- EXERCISE DESCRIPTION -
Write out each line that follows exactly as it stands, without the pictures.

- GIVEN DATA -
━━━━━━━━
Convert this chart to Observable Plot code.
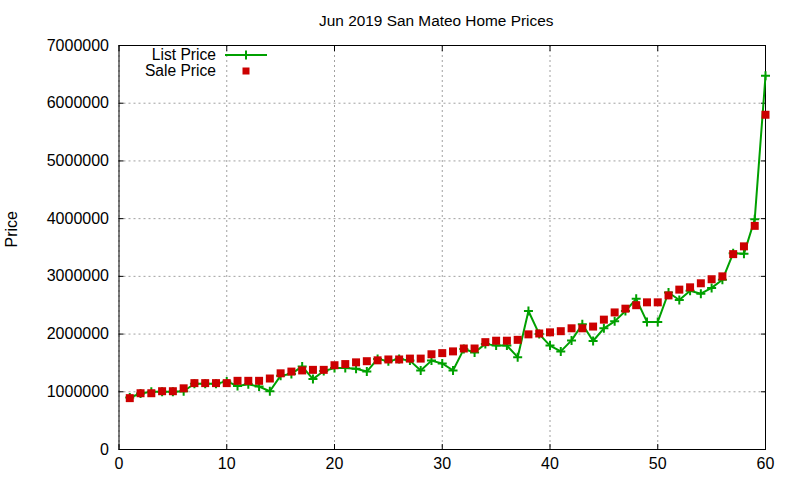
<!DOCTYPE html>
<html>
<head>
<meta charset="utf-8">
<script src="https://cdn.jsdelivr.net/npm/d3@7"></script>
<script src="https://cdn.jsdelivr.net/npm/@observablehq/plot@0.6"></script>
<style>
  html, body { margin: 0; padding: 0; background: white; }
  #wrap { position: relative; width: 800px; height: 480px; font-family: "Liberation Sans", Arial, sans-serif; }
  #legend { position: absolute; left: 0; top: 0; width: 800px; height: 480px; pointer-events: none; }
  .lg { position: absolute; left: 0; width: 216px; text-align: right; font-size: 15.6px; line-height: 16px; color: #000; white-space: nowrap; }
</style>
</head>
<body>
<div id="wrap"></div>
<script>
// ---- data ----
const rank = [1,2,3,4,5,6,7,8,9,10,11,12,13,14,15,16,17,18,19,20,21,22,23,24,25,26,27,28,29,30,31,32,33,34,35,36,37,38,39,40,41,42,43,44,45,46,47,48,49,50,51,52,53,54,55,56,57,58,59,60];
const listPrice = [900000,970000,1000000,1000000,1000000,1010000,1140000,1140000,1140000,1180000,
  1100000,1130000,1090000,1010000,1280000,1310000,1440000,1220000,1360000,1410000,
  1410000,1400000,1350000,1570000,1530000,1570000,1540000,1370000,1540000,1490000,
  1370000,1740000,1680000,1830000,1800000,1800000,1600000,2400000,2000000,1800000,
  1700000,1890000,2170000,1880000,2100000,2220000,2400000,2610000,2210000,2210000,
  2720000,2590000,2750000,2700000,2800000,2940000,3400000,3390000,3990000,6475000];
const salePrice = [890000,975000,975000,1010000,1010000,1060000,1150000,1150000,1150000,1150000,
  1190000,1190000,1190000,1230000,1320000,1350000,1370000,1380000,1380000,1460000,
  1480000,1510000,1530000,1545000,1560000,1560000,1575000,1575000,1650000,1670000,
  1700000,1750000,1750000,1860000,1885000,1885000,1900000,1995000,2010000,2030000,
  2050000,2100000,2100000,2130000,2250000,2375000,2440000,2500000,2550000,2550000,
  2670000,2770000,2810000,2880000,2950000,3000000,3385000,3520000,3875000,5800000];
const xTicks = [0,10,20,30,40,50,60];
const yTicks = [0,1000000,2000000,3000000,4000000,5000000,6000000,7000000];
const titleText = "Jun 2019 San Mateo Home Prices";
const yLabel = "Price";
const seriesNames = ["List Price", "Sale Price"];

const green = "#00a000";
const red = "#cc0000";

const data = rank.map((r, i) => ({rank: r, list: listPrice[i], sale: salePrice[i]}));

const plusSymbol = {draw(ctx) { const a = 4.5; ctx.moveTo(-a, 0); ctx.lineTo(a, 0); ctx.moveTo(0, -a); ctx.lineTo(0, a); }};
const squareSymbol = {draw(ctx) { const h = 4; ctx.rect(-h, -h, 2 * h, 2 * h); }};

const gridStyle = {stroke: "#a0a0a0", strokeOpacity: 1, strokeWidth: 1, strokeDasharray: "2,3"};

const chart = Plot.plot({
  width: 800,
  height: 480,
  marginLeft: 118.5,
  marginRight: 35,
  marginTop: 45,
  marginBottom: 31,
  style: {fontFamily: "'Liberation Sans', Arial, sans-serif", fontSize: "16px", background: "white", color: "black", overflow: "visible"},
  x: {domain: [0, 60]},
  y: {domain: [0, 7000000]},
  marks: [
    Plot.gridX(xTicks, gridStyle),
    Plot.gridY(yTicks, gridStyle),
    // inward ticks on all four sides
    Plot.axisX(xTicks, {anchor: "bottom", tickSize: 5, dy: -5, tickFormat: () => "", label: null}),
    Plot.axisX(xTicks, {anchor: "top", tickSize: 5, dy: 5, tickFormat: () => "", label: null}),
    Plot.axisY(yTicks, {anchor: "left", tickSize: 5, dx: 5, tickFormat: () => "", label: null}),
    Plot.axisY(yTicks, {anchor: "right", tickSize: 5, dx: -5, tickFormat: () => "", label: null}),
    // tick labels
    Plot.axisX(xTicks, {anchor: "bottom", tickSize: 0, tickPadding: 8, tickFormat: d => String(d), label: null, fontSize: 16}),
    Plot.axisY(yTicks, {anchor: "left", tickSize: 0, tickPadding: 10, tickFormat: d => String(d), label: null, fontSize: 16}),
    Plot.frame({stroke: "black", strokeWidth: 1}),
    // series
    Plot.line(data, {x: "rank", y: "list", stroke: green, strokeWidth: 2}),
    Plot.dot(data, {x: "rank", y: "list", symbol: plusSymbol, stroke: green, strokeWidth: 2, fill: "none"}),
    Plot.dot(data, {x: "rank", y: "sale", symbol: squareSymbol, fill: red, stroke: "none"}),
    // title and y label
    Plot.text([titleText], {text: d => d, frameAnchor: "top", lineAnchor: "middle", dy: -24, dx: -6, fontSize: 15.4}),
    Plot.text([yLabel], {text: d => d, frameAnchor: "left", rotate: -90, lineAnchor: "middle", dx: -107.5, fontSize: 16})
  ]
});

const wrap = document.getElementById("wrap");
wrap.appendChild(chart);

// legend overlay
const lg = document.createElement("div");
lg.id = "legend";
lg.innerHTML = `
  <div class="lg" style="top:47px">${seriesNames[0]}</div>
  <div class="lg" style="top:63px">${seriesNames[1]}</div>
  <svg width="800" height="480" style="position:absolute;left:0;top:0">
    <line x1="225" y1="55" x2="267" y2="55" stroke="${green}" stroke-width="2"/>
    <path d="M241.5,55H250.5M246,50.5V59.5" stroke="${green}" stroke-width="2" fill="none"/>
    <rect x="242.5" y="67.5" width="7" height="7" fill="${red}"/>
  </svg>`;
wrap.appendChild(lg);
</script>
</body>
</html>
━━━━━━━━
- SOLUTION TO THE PROBLEM -
Convert this chart to Observable Plot code.
<!DOCTYPE html>
<html>
<head>
<meta charset="utf-8">
<script src="https://cdn.jsdelivr.net/npm/d3@7"></script>
<script src="https://cdn.jsdelivr.net/npm/@observablehq/plot@0.6"></script>
<style>
  html, body { margin: 0; padding: 0; background: white; }
  #wrap { position: relative; width: 800px; height: 480px; font-family: "Liberation Sans", Arial, sans-serif; }
  #legend { position: absolute; left: 0; top: 0; width: 800px; height: 480px; pointer-events: none; }
  .lg { position: absolute; left: 0; width: 216px; text-align: right; font-size: 15.6px; line-height: 16px; color: #000; white-space: nowrap; }
</style>
</head>
<body>
<div id="wrap"></div>
<script>
// ---- data ----
const rank = [1,2,3,4,5,6,7,8,9,10,11,12,13,14,15,16,17,18,19,20,21,22,23,24,25,26,27,28,29,30,31,32,33,34,35,36,37,38,39,40,41,42,43,44,45,46,47,48,49,50,51,52,53,54,55,56,57,58,59,60];
const listPrice = [900000,970000,1000000,1000000,1000000,1010000,1140000,1140000,1140000,1180000,
  1100000,1130000,1090000,1010000,1280000,1310000,1440000,1220000,1360000,1410000,
  1410000,1400000,1350000,1570000,1530000,1570000,1540000,1370000,1540000,1490000,
  1370000,1740000,1680000,1830000,1800000,1800000,1600000,2400000,2000000,1800000,
  1700000,1890000,2170000,1880000,2100000,2220000,2400000,2610000,2210000,2210000,
  2720000,2590000,2750000,2700000,2800000,2940000,3400000,3390000,3990000,6475000];
const salePrice = [890000,975000,975000,1010000,1010000,1060000,1150000,1150000,1150000,1150000,
  1190000,1190000,1190000,1230000,1320000,1350000,1370000,1380000,1380000,1460000,
  1480000,1510000,1530000,1545000,1560000,1560000,1575000,1575000,1650000,1670000,
  1700000,1750000,1750000,1860000,1885000,1885000,1900000,1995000,2010000,2030000,
  2050000,2100000,2100000,2130000,2250000,2375000,2440000,2500000,2550000,2550000,
  2670000,2770000,2810000,2880000,2950000,3000000,3385000,3520000,3875000,5800000];
const xTicks = [0,10,20,30,40,50,60];
const yTicks = [0,1000000,2000000,3000000,4000000,5000000,6000000,7000000];
const titleText = "Jun 2019 San Mateo Home Prices";
const yLabel = "Price";
const seriesNames = ["List Price", "Sale Price"];

const green = "#00a000";
const red = "#cc0000";

const data = rank.map((r, i) => ({rank: r, list: listPrice[i], sale: salePrice[i]}));

const plusSymbol = {draw(ctx) { const a = 4.5; ctx.moveTo(-a, 0); ctx.lineTo(a, 0); ctx.moveTo(0, -a); ctx.lineTo(0, a); }};
const squareSymbol = {draw(ctx) { const h = 4; ctx.rect(-h, -h, 2 * h, 2 * h); }};

const gridStyle = {stroke: "#a0a0a0", strokeOpacity: 1, strokeWidth: 1, strokeDasharray: "2,3"};

const chart = Plot.plot({
  width: 800,
  height: 480,
  marginLeft: 118.5,
  marginRight: 35,
  marginTop: 45,
  marginBottom: 31,
  style: {fontFamily: "'Liberation Sans', Arial, sans-serif", fontSize: "16px", background: "white", color: "black", overflow: "visible"},
  x: {domain: [0, 60]},
  y: {domain: [0, 7000000]},
  marks: [
    Plot.gridX(xTicks, gridStyle),
    Plot.gridY(yTicks, gridStyle),
    // inward ticks on all four sides
    Plot.axisX(xTicks, {anchor: "bottom", tickSize: 5, dy: -5, tickFormat: () => "", label: null}),
    Plot.axisX(xTicks, {anchor: "top", tickSize: 5, dy: 5, tickFormat: () => "", label: null}),
    Plot.axisY(yTicks, {anchor: "left", tickSize: 5, dx: 5, tickFormat: () => "", label: null}),
    Plot.axisY(yTicks, {anchor: "right", tickSize: 5, dx: -5, tickFormat: () => "", label: null}),
    // tick labels
    Plot.axisX(xTicks, {anchor: "bottom", tickSize: 0, tickPadding: 8, tickFormat: d => String(d), label: null, fontSize: 16}),
    Plot.axisY(yTicks, {anchor: "left", tickSize: 0, tickPadding: 10, tickFormat: d => String(d), label: null, fontSize: 16}),
    Plot.frame({stroke: "black", strokeWidth: 1}),
    // series
    Plot.line(data, {x: "rank", y: "list", stroke: green, strokeWidth: 2}),
    Plot.dot(data, {x: "rank", y: "list", symbol: plusSymbol, stroke: green, strokeWidth: 2, fill: "none"}),
    Plot.dot(data, {x: "rank", y: "sale", symbol: squareSymbol, fill: red, stroke: "none"}),
    // title and y label
    Plot.text([titleText], {text: d => d, frameAnchor: "top", lineAnchor: "middle", dy: -24, dx: -6, fontSize: 15.4}),
    Plot.text([yLabel], {text: d => d, frameAnchor: "left", rotate: -90, lineAnchor: "middle", dx: -107.5, fontSize: 16})
  ]
});

const wrap = document.getElementById("wrap");
wrap.appendChild(chart);

// legend overlay
const lg = document.createElement("div");
lg.id = "legend";
lg.innerHTML = `
  <div class="lg" style="top:47px">${seriesNames[0]}</div>
  <div class="lg" style="top:63px">${seriesNames[1]}</div>
  <svg width="800" height="480" style="position:absolute;left:0;top:0">
    <line x1="225" y1="55" x2="267" y2="55" stroke="${green}" stroke-width="2"/>
    <path d="M241.5,55H250.5M246,50.5V59.5" stroke="${green}" stroke-width="2" fill="none"/>
    <rect x="242.5" y="67.5" width="7" height="7" fill="${red}"/>
  </svg>`;
wrap.appendChild(lg);
</script>
</body>
</html>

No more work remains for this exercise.